- Task goal
Scan the listing and work out how many lines contain the word "chart". Nothing but the number should be given.

- Data segment

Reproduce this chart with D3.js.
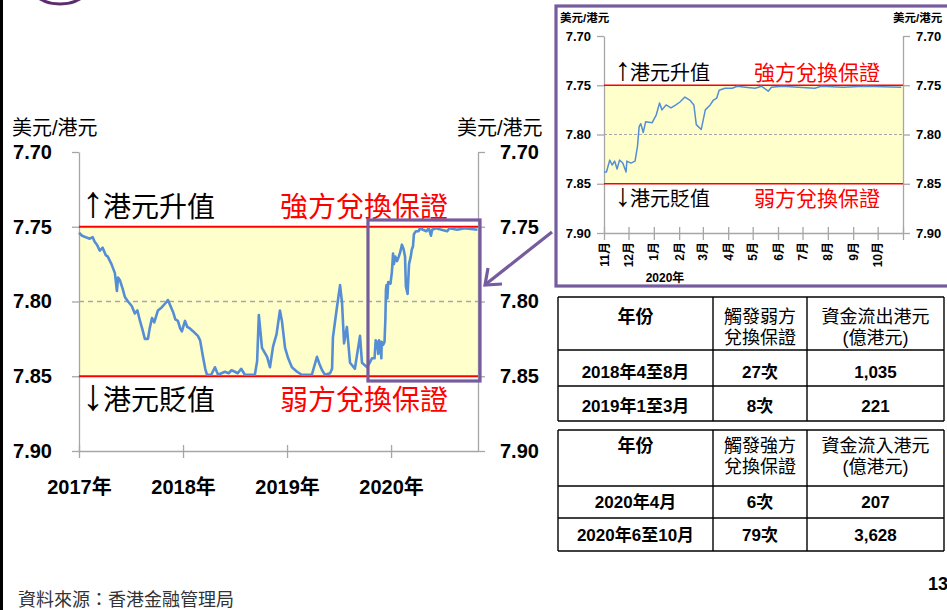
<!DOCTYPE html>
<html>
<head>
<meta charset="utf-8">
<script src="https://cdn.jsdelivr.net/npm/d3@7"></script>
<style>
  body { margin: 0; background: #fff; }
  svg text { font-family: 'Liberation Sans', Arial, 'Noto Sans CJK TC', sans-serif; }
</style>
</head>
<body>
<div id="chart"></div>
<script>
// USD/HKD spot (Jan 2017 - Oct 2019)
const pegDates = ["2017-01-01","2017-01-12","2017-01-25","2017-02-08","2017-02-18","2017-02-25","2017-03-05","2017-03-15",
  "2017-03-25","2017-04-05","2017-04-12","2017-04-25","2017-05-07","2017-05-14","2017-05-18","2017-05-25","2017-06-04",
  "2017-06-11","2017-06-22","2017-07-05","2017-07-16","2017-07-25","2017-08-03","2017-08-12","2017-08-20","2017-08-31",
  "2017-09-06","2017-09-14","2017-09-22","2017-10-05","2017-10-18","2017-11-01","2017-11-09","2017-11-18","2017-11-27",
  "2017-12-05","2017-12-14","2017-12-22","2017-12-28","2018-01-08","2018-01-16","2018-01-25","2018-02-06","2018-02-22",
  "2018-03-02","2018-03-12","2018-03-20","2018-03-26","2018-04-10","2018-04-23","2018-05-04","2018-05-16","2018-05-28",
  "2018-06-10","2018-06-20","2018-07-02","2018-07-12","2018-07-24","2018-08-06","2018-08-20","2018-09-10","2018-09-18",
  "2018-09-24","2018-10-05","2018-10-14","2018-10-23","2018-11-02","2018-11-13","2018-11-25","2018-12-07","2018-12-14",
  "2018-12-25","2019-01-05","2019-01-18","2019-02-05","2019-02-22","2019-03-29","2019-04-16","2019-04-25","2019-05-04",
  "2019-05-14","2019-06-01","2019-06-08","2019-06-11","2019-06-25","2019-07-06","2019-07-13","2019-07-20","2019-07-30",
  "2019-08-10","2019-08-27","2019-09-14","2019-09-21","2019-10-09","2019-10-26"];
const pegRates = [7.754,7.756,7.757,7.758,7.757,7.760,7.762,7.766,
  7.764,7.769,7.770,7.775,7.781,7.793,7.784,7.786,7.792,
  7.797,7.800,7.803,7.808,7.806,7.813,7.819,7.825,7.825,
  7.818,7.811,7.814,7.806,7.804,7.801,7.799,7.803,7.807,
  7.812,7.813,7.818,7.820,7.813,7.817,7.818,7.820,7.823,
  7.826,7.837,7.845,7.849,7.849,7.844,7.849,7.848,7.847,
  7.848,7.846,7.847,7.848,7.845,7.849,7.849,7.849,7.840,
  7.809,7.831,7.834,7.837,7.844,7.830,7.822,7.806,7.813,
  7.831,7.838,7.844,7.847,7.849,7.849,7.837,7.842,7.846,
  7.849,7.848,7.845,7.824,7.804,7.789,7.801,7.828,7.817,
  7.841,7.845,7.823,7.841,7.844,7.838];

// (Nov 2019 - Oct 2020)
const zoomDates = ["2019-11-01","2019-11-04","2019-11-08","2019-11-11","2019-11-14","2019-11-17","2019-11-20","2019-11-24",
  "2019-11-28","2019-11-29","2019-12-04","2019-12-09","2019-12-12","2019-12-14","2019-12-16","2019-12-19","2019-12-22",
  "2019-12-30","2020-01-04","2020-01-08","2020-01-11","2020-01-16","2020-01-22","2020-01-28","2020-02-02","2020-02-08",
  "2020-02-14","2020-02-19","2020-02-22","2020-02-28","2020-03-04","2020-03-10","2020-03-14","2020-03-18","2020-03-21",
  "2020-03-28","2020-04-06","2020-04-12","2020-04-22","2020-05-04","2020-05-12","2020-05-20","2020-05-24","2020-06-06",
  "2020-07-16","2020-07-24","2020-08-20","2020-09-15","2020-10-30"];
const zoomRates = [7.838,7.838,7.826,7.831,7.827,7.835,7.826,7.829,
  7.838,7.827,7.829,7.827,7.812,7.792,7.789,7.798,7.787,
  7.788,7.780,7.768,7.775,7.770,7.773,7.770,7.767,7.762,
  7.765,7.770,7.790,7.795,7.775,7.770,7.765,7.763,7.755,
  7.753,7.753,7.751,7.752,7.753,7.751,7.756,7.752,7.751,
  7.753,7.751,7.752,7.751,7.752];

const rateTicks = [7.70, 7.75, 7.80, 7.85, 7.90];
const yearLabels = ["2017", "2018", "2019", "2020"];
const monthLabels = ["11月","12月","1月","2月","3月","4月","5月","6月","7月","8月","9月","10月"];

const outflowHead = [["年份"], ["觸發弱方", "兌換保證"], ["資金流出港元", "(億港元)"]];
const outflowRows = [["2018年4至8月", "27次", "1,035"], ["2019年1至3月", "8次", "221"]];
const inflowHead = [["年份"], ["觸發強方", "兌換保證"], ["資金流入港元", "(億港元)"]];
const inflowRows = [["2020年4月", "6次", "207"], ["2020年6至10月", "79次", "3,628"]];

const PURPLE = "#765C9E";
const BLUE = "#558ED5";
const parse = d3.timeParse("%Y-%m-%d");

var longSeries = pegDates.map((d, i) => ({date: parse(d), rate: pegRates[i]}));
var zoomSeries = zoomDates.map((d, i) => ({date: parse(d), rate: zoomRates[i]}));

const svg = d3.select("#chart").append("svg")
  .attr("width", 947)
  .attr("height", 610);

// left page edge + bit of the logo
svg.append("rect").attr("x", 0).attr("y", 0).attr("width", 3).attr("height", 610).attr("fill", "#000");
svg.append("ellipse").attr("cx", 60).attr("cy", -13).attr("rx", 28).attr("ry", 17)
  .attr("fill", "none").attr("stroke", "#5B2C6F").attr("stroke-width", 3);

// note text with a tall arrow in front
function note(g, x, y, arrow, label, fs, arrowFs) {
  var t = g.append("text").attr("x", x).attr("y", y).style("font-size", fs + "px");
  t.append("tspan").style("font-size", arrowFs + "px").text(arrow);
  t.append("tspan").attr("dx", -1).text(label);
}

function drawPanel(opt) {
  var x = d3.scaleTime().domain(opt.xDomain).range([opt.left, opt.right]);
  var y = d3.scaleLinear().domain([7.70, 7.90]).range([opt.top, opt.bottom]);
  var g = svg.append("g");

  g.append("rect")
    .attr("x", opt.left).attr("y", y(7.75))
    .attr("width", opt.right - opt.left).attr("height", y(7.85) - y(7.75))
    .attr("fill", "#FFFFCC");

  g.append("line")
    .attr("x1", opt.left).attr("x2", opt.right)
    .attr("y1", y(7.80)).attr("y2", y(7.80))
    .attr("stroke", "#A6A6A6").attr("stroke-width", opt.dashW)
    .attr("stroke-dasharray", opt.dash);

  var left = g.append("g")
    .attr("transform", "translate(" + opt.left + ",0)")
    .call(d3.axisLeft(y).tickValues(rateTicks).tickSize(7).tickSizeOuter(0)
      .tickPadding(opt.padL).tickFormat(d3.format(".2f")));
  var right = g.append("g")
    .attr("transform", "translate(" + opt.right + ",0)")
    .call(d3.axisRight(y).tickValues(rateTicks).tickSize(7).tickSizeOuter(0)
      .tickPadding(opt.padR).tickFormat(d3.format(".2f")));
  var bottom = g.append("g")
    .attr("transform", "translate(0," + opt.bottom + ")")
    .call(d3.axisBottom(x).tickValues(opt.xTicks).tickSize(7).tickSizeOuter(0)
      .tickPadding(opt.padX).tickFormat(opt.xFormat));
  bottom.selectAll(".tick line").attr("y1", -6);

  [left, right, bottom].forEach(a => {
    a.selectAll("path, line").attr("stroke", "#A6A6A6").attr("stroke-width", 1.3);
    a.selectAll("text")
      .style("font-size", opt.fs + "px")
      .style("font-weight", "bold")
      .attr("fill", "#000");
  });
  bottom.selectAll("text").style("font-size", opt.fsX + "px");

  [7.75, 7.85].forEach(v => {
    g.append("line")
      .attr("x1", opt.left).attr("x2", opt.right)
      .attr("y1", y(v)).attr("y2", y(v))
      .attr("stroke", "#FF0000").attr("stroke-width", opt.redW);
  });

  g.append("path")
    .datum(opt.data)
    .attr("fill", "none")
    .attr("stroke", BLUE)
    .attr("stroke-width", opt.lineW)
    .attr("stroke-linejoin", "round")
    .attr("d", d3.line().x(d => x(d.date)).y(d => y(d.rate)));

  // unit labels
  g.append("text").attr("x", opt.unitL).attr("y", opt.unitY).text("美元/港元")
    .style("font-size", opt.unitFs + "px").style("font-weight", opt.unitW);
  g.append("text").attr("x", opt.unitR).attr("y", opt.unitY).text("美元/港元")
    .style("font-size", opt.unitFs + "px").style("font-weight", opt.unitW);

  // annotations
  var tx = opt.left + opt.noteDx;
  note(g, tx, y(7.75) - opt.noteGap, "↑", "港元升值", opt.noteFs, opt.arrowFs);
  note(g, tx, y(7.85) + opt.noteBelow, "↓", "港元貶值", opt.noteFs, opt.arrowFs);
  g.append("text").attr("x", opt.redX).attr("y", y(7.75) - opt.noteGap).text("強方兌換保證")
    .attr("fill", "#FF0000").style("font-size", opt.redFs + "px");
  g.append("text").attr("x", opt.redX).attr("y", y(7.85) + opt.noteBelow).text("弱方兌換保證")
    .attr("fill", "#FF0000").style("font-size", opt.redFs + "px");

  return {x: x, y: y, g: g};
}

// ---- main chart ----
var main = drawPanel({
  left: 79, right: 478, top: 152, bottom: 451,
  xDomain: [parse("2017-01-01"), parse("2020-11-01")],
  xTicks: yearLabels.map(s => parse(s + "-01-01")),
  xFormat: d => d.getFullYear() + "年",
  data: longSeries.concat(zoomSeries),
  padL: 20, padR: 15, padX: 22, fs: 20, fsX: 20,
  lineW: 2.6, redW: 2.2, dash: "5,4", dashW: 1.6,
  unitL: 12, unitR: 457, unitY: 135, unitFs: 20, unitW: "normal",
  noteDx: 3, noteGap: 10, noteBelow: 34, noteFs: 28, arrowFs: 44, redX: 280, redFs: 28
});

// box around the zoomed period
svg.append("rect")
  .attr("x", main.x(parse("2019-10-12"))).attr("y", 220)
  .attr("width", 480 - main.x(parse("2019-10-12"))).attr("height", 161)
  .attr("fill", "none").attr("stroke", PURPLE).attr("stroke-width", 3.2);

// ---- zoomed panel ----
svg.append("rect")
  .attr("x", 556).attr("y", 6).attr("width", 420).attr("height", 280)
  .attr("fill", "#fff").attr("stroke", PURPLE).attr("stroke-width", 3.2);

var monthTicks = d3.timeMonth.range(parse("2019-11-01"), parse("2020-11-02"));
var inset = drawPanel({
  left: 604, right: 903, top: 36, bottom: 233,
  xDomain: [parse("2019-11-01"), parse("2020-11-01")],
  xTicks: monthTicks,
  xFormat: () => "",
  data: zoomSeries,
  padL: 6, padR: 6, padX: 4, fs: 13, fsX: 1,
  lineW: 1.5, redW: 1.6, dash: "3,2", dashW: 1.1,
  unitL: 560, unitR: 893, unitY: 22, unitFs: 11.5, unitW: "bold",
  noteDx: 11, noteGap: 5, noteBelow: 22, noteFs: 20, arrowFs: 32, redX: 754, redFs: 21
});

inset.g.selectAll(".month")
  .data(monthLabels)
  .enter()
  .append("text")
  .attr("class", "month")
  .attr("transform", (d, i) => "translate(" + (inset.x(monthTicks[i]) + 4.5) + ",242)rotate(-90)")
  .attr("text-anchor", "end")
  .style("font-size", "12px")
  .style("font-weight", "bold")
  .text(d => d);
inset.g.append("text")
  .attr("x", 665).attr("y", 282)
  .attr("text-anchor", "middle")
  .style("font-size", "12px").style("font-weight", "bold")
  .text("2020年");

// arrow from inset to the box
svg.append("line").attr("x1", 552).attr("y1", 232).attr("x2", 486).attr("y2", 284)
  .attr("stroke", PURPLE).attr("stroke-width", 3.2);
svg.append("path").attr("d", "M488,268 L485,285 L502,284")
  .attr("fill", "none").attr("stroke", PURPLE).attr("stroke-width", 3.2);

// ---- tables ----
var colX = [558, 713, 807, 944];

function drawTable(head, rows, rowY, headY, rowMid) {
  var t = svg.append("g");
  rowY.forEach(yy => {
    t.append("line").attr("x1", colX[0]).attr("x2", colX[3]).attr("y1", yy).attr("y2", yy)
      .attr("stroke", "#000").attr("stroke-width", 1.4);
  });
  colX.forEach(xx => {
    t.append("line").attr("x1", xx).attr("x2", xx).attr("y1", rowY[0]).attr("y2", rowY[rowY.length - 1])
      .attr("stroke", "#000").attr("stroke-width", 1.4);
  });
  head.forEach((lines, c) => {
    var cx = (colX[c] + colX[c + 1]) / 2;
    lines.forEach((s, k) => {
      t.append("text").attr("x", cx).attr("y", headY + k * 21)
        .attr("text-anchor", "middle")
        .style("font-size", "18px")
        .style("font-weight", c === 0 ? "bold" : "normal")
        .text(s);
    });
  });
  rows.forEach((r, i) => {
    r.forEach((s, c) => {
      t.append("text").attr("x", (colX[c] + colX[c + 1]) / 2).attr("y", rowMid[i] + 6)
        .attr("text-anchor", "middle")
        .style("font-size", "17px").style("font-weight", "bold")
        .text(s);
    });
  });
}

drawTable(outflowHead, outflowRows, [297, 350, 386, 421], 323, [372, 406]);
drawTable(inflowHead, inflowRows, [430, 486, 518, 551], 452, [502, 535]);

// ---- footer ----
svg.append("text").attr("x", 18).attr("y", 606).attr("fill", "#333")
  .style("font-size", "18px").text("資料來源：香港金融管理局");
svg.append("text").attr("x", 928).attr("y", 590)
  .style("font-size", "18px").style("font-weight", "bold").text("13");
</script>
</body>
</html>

- Result
4